### TASK STATEMENT:
Check every line in the records below for the word "produces" and report how many have it, nothing more.

### INPUT MATERIAL:
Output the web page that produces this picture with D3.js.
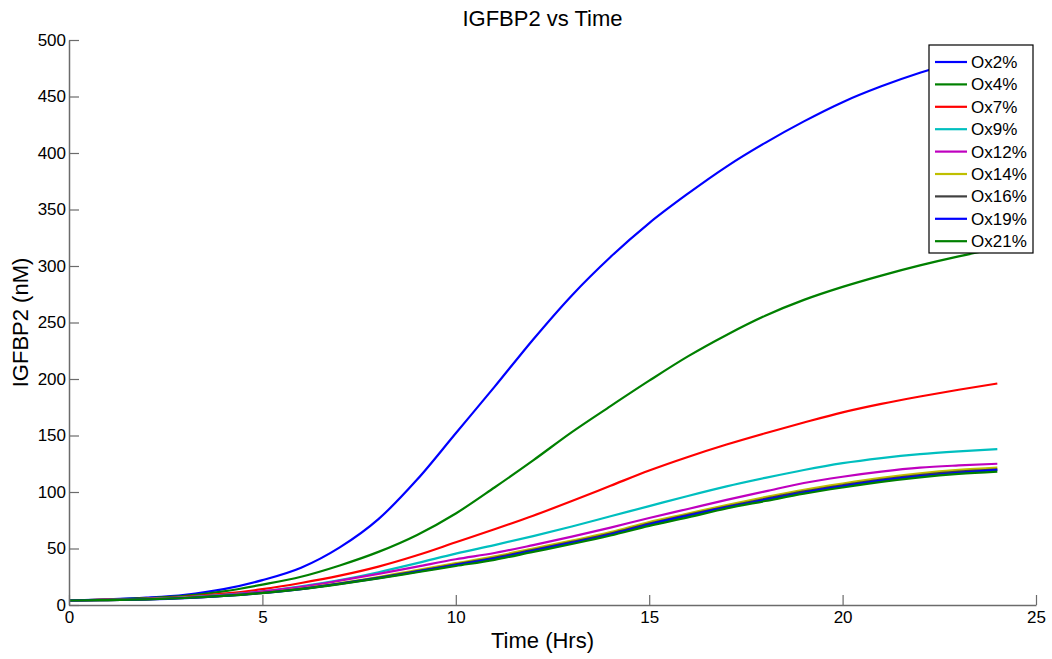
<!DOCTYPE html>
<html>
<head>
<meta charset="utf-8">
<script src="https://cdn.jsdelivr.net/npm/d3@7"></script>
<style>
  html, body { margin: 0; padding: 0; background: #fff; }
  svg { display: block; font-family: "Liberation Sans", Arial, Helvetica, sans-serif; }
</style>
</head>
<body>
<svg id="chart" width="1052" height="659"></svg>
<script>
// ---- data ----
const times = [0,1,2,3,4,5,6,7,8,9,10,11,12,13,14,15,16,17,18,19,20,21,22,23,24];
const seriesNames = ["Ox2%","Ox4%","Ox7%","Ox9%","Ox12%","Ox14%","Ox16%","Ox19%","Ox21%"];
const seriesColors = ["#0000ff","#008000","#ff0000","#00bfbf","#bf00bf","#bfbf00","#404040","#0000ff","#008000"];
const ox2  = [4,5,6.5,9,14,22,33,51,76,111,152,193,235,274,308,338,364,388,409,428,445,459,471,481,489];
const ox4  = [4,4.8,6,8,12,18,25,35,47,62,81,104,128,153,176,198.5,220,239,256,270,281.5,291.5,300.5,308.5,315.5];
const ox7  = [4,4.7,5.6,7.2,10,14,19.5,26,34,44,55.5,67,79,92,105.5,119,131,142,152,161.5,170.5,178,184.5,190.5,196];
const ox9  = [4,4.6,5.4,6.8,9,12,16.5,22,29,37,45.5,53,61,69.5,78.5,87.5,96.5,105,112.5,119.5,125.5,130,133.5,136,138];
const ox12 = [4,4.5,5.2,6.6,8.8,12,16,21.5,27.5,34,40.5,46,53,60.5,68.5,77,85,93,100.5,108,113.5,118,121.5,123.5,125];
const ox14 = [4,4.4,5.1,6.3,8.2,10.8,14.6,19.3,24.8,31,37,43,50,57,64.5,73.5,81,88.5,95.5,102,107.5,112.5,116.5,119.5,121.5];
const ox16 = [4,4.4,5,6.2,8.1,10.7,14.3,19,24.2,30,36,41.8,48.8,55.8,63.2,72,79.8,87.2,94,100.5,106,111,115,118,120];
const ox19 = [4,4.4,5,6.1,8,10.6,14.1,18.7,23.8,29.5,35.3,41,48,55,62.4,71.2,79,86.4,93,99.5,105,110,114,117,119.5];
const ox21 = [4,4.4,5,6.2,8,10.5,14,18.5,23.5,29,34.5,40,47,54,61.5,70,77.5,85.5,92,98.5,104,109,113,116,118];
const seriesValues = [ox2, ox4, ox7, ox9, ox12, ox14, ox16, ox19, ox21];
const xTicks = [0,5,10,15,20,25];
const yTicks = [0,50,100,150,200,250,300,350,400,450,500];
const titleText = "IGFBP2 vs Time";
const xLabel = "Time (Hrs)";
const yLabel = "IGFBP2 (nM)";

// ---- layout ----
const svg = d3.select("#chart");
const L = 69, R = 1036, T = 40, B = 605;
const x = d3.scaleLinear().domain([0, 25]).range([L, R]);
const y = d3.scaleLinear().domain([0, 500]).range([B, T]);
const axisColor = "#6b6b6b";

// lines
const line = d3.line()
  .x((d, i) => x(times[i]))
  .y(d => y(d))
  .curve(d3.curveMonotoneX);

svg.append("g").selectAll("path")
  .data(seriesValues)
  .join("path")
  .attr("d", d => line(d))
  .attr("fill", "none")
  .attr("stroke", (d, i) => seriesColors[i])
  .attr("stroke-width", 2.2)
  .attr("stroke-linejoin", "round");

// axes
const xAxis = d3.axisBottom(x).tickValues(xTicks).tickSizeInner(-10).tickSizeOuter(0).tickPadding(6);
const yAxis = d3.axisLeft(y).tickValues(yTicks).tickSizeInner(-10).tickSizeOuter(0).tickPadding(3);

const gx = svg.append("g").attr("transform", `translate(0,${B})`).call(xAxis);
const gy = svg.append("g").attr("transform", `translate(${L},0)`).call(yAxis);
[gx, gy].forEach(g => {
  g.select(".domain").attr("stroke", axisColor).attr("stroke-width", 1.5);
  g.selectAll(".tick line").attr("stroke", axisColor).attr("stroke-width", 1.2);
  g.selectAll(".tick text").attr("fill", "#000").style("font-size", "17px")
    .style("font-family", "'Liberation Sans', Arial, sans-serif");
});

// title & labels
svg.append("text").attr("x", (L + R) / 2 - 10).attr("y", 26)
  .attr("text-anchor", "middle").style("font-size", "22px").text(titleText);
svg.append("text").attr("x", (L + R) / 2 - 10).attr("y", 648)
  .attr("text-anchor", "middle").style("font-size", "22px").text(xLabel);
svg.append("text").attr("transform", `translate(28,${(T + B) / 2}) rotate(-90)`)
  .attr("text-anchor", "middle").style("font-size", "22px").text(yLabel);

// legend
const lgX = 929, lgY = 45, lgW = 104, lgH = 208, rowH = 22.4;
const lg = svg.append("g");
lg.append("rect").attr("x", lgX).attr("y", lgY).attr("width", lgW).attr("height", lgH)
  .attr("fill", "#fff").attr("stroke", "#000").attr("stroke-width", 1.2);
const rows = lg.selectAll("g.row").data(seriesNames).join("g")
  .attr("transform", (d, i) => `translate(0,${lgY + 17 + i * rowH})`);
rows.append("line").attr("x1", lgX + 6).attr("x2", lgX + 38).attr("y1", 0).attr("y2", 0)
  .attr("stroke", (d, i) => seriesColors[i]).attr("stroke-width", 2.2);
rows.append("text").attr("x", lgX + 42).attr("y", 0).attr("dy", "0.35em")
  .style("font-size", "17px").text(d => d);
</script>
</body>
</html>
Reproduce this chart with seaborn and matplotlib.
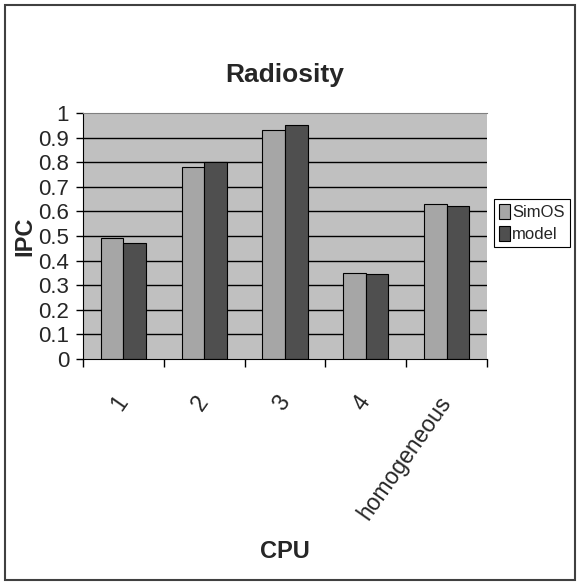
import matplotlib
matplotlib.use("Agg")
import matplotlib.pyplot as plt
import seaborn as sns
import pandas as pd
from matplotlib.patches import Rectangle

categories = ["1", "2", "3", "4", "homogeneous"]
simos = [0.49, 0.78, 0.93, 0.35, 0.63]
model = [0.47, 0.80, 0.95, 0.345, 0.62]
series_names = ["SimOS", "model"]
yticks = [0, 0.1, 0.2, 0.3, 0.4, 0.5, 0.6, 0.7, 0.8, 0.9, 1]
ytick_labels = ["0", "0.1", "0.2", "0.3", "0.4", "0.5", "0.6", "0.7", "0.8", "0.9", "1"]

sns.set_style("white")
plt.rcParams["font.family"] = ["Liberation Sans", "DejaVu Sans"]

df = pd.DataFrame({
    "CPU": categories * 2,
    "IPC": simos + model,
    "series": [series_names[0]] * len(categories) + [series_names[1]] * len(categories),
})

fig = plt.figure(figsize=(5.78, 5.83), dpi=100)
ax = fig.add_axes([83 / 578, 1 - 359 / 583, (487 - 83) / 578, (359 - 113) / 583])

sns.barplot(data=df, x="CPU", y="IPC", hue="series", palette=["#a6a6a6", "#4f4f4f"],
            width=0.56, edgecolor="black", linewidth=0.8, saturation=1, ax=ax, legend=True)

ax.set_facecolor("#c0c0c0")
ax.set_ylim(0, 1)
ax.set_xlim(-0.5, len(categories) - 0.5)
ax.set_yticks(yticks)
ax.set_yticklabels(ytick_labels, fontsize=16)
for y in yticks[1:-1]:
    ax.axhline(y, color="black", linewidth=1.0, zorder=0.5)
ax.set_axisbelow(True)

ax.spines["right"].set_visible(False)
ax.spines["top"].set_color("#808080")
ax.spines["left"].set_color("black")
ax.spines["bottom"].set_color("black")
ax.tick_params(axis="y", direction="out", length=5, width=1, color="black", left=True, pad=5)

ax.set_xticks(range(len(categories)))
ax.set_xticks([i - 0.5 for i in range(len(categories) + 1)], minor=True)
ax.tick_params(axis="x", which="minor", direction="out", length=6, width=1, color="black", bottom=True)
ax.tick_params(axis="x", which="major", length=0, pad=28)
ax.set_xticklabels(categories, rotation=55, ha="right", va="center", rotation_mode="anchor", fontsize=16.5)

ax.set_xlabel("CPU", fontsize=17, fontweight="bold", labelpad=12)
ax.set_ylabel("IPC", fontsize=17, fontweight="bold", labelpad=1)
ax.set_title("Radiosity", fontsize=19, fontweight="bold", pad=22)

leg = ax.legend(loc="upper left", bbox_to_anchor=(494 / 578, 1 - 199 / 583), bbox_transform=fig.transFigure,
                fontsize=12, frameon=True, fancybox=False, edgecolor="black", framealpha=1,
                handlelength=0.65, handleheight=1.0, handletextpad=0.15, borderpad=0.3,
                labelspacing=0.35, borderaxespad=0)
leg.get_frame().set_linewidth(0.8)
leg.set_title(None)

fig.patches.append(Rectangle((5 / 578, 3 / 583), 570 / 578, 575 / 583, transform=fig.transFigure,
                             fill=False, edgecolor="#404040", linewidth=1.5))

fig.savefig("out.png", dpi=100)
---
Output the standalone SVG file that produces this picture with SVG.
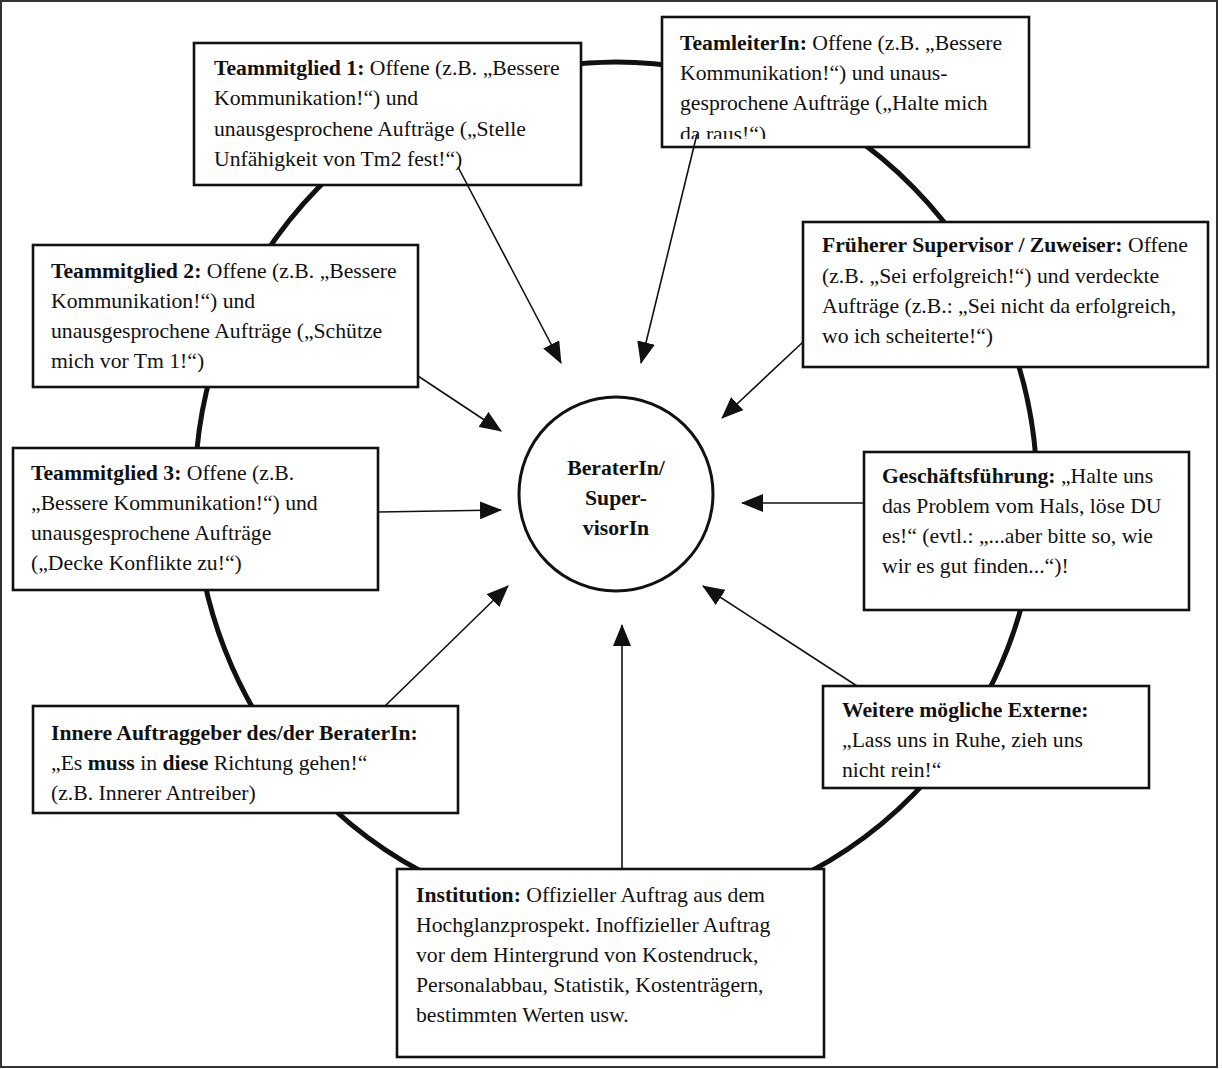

### FINISHED EXERCISE:
2